Written by Pat Vis
It’s weird to think that Knights of the Old Republic came out nearly 10 years ago. A lot has happened to me in the past 10 years, I’ve finished elementary school, started and finished high school, and have started college. Beyond educational milestones, the last 9 years has also seen me gone from being 12 to being 21 and the changes that obviously accompany that. Surprisingly despite everything else that has happened in the last 10 years, one thing has remained the same: my absolute love for Knights of the Old Republic.
Knights of the Old Republic (KoTOR) is a role playing game developed by Bioware and released on the original Xbox and PC in 2003, and on Mac in 2004. KoTOR takes place in the Star Wars universe and you take on the role of a solider, smuggler, or scout hired by the Republic during the war with Darth Malek. The game starts off with a bang, as you wake up in the Endar Spire (your big spaceship) as it is under attack. Eventually you crash on Taris and from there you recruit your party, and eventually go off to fight Darth Malik.
What I’ve just given you is an extremely simplified version of the KoTOR’s events. One of the reasons that Knights of the Old Republic is my favorite game, is the story. My first playthrough of KoTOR was intensely memorable. The sense of wonder at being thrown into a universe where you are just one small chain in the link, is a hard thing to describe. Despite all of the aliens and technology you are surrounded in, the game still makes what you’re and the consequences of your actions still feel very important. A large part of this is thanks to the characters you encounter. All of the main characters in your party have an interesting backstory and their own reasons for traveling with you.
I remember when I first played this game, being dragged along by the story. I didn’t want to leave the room while I was playing it. Every sub-plot and every twist brought new revelations to me and new reasons for me to keep playing. And when the big twist came (one of the biggest story twists in a game ever), I was so shocked that I didn’t know what to do. I mean, yes, I obviously kept playing the game, but the revelation knocked me off my feet. Even now, 9 years later, that same plot twist still carries the sense of “holy shit!” that it did when I was 12. Often in the 3rd act of game, things begin to get rushed or they begin to pick up speed and then just end abruptly (I’m looking at you Halo 2). In the 3rd act of Knights of the Old Republic, shit gets real. To use an old cliché, friends become enemies and while no enemies become friends, the emotional investment I had put into these characters came full circle when their fates were revealed.

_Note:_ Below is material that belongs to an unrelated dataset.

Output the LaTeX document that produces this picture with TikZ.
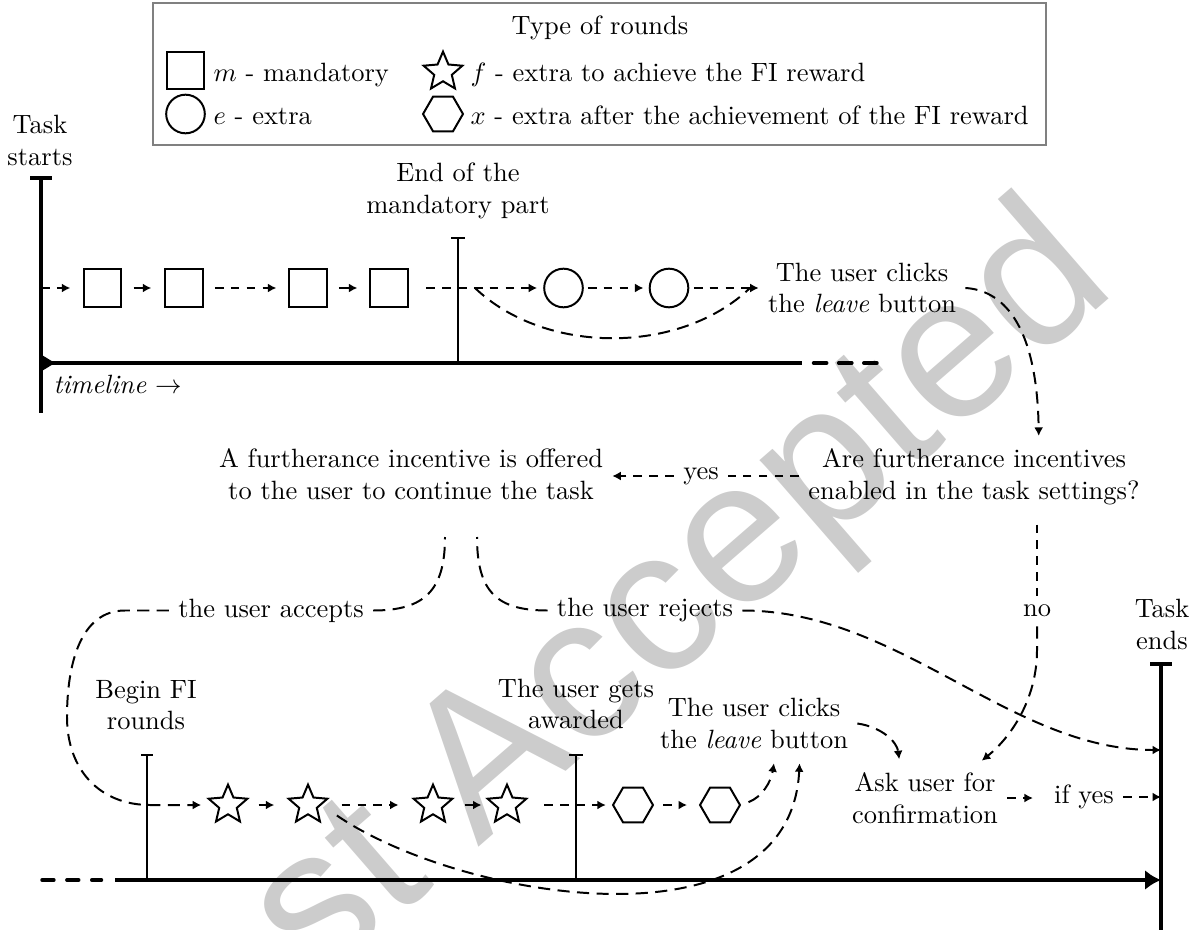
\documentclass[tikz,border=0pt]{standalone}
\usepackage{fontspec}
\newfontfamily\wmfont{Liberation Sans}
\usetikzlibrary{arrows.meta,shapes.geometric,calc}
\pgfdeclarelayer{background}
\pgfsetlayers{background,main}
\begin{document}
\begin{tikzpicture}[x=0.378pt,y=-0.378pt,
  tl/.style={line width=1.3pt},
  ms/.style={line width=0.75pt},
  ah/.style={-{Latex[length=3.2pt,width=3.4pt]}},
  dsh/.style={line width=0.75pt,dash pattern=on 3.3pt off 2.7pt},
  crv/.style={line width=0.75pt,dash pattern=on 4.6pt off 2.8pt},
  arr/.style={line width=0.75pt},
  shp/.style={draw,line width=0.75pt,inner sep=0pt},
  sqr/.style={shp,rectangle,minimum size=14.2pt},
  crc/.style={shp,circle,minimum size=14.6pt},
  str/.style={shp,star,star points=5,star point ratio=2.2,minimum size=15.4pt},
  hex/.style={shp,regular polygon,regular polygon sides=6,minimum size=15.1pt},
  lbl/.style={align=center},
  lg/.style={anchor=base west,inner sep=0pt},
  wm/.style={text=gray!40,font=\wmfont\fontsize{77}{77}\selectfont,inner sep=0pt}
]
\useasboundingbox (0,0) rectangle (1197,930);

% watermark
\begin{pgfonlayer}{background}
\node[wm,anchor=base east,rotate=41] (wmark) at (1120,290) {st Accepted};
\end{pgfonlayer}

% legend
\draw[gray,line width=0.6pt] (153,3) rectangle (1046,145);
\node[anchor=base] (lgt) at (600,35) {Type of rounds};
\node[sqr] (lsq) at (185.5,70.5) {};
\node[lg] (lm) at (213,82) {$m$ - mandatory};
\node[crc] (lci) at (185.5,114) {};
\node[lg] (le) at (213,125) {$e$ - extra};
\node[str] (lst) at (443,72) {};
\node[lg] (lf) at (470,82) {$f$ - extra to achieve the FI reward};
\node[hex] (lhx) at (443,114) {};
\node[lg] (lx) at (470,125) {$x$ - extra after the achievement of the FI reward};

% ---------- top timeline ----------
\node[lbl] (ts) at (40,140.5) {Task\\starts};
\coordinate (tsTop) at (41,178);
\coordinate (tsBot) at (41,413);
\draw[tl] (tsTop) -- (tsBot);
\draw[tl] (30,178) -- (52,178);
\coordinate (tl1s) at (41,363);
\coordinate (tl1e) at (802,363);
\draw[tl] (tl1s) -- (tl1e);
\draw[tl,line cap=round,dash pattern=on 5pt off 4.5pt] (813.5,363) -- (878.5,363);
\fill (41,354.5) -- (55,363) -- (41,371.5) -- cycle;
\node[lg] (tll) at (53,393) {\textit{timeline} $\rightarrow$};

\node[lbl] (endm) at (458,191) {End of the\\mandatory part};
\draw[ms] (458,238) -- (458,363);
\draw[ms] (451,238) -- (465,238);

\node[sqr] (m1) at (102.5,288) {};
\node[sqr] (m2) at (184,288) {};
\node[sqr] (m3) at (308,288) {};
\node[sqr] (m4) at (389,288) {};
\node[crc] (e1) at (563.5,288) {};
\node[crc] (e2) at (669,288) {};
\node[lbl] (lv1) at (862,288) {The user clicks\\the \textit{leave} button};

\coordinate (row1) at (41,288);
\draw[dsh,ah,shorten >=4.7pt] (row1) -- (m1);
\draw[arr,ah,shorten <=4.3pt,shorten >=4.9pt] (m1) -- (m2);
\draw[dsh,ah,shorten <=4.2pt,shorten >=4.5pt] (m2) -- (m3);
\draw[arr,ah,shorten <=4.2pt,shorten >=4.5pt] (m3) -- (m4);
\draw[dsh,ah,shorten <=6.6pt,shorten >=2.3pt] (m4) -- (e1);
\draw[dsh,ah,shorten <=1.5pt,shorten >=2pt] (e1) -- (e2);
\draw[dsh,ah,shorten <=1.7pt] (e2) -- (lv1);
\coordinate (byA) at (475,288);
\coordinate (byB) at (750,288);
\draw[crv] (byA) .. controls (545,355) and (680,355) .. (byB);

% ---------- middle ----------
\node[lbl] (inc) at (411,474) {A furtherance incentive is offered\\to the user to continue the task};
\node[lbl] (are) at (974,476.5) {Are furtherance incentives\\enabled in the task settings?};
\draw[crv,ah,shorten >=1.2pt] (lv1.east) .. controls (1000,290) and (1037,320) .. (are.30);
\node (yes) at (701,476) {yes};
\draw[dsh] (are.west |- yes) -- (yes);
\draw[dsh,ah] (yes.west) -- (yes.west -| inc.east);
\node (no) at (1037,611) {no};
\draw[dsh,shorten <=4pt] (are.south -| no) -- (no);

\node (acc) at (271,610.5) {the user accepts};
\node (rej) at (645,610.5) {the user rejects};
\coordinate (acc0) at (445,537);
\coordinate (rej0) at (477,537);

% ---------- bottom timeline ----------
\node[lbl] (te) at (1162,624.5) {Task\\ends};
\coordinate (teTop) at (1161,664);
\coordinate (teBot) at (1161,930);
\draw[tl] (teTop) -- (teBot);
\draw[tl] (1150,664) -- (1172,664);
\coordinate (te1) at (1161,750);
\coordinate (tl2s) at (115,880);
\coordinate (tl2e) at (1161,880);
\draw[tl,line cap=round,dash pattern=on 4.5pt off 4.9pt] (42,880) -- (101.5,880);
\draw[tl,-{Latex[length=6pt,width=7.5pt]}] (tl2s) -- (tl2e);

\node[lbl] (bfi) at (146,705) {Begin FI\\rounds};
\draw[ms] (147,755) -- (147,880);
\draw[ms] (141,755) -- (153,755);
\node[lbl] (awd) at (576,704) {The user gets\\awarded};
\draw[ms] (576,755) -- (576,880);
\draw[ms] (569,755) -- (583,755);

\node[str] (f1) at (228,805) {};
\node[str] (f2) at (308,805) {};
\node[str] (f3) at (433,805) {};
\node[str] (f4) at (507,805) {};
\node[hex] (x1) at (633,805) {};
\node[hex] (x2) at (720,805) {};

\node[lbl] (lv2) at (754,723.5) {The user clicks\\the \textit{leave} button};
\node[lbl] (ask) at (925,798) {Ask user for\\confirmation};
\node (ify) at (1084,797) {if yes};

% connectors
\draw[crv] (acc.east) .. controls (425,610.5) and (445,590) .. (acc0);
\draw[crv,ah,shorten >=5pt] (acc.west) -- (125,610.5) .. controls (80,610.5) and (67,665) .. (67,717) .. controls (67,770) and (100,805) .. (150,805) -- (f1.west);
\draw[crv] (rej.west) .. controls (497,610.5) and (477,592) .. (rej0);
\draw[crv,ah] (rej.east) .. controls (900,610.5) and (1010,750) .. (te1);
\draw[crv,ah,shorten >=1.5pt] (no) -- (1037,650) .. controls (1037,700) and (1010,738) .. (ask.33);

\draw[arr,ah,shorten <=6.4pt,shorten >=7.6pt] (f1) -- (f2);
\draw[dsh,ah,shorten <=7.6pt,shorten >=7.9pt] (f2) -- (f3);
\draw[arr,ah,shorten <=6.8pt,shorten >=4.5pt] (f3) -- (f4);
\draw[dsh,ah,shorten <=9pt,shorten >=2.3pt] (f4) -- (x1);
\draw[dsh,ah,shorten <=3.4pt,shorten >=4.5pt] (x1) -- (x2);
\draw[crv,ah,shorten <=7pt,shorten >=2pt] (f2.east) .. controls (460,900) and (790,955) .. (lv2.-37);
\draw[crv,ah,shorten <=3pt,shorten >=2pt] (x2.east) .. controls (762,797) and (771,782) .. (lv2.-59);
\draw[crv,ah,shorten >=1.5pt] (lv2.east) .. controls (882,727) and (897,742) .. (ask.126);
\draw[dsh,ah,shorten >=4.5pt] (ask.east) -- (ask.east -| ify.west);
\draw[dsh,ah] (ify.east) -- (ify.east -| teTop);
\end{tikzpicture}
\end{document}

Knights of the Old Republic was also the first rpg I ever played. Previous to Knights of the Old Republic, my video game playing had been limited to Halo, Mortal Kombat, and whatever game I could convince my mom to rent for me. I didn’t have any sense of what a good or bad game was, as this was before I read any game sites or was into games. That being said, while I was playing KoTOR I knew it was good. The combat in KoTOR is tactical, but it occurs in real time. I can pick and cue my moves (and that of my party), while it all unfolds in front of me. The constant pace of action certainly helps keeps things fresh, and during the final level it can also become a colossal task to keep everything under control.
Knights of the Old Republic represents everything video games should strive to be. It creates (on uses depending on how you look at it) a universe that the player can emerge him or herself in. It also uses the advantages of the video game medium to tell an interesting and captivating story over the course of 30 to 40 hours. And most importantly, it’s fun to play. In my mind KoTOR stands on its own. I don’t need the sequels (although KoTOR 2 is also good – but that’s for another time) or books to expand the characters or the universe. The story was told in that original 40 hours I spent in it and its characters journeys ended there. KoTOR is game I go back and play at least once a year. It’s my favorite game and also my first induction to the Basement Life Hall of Fame.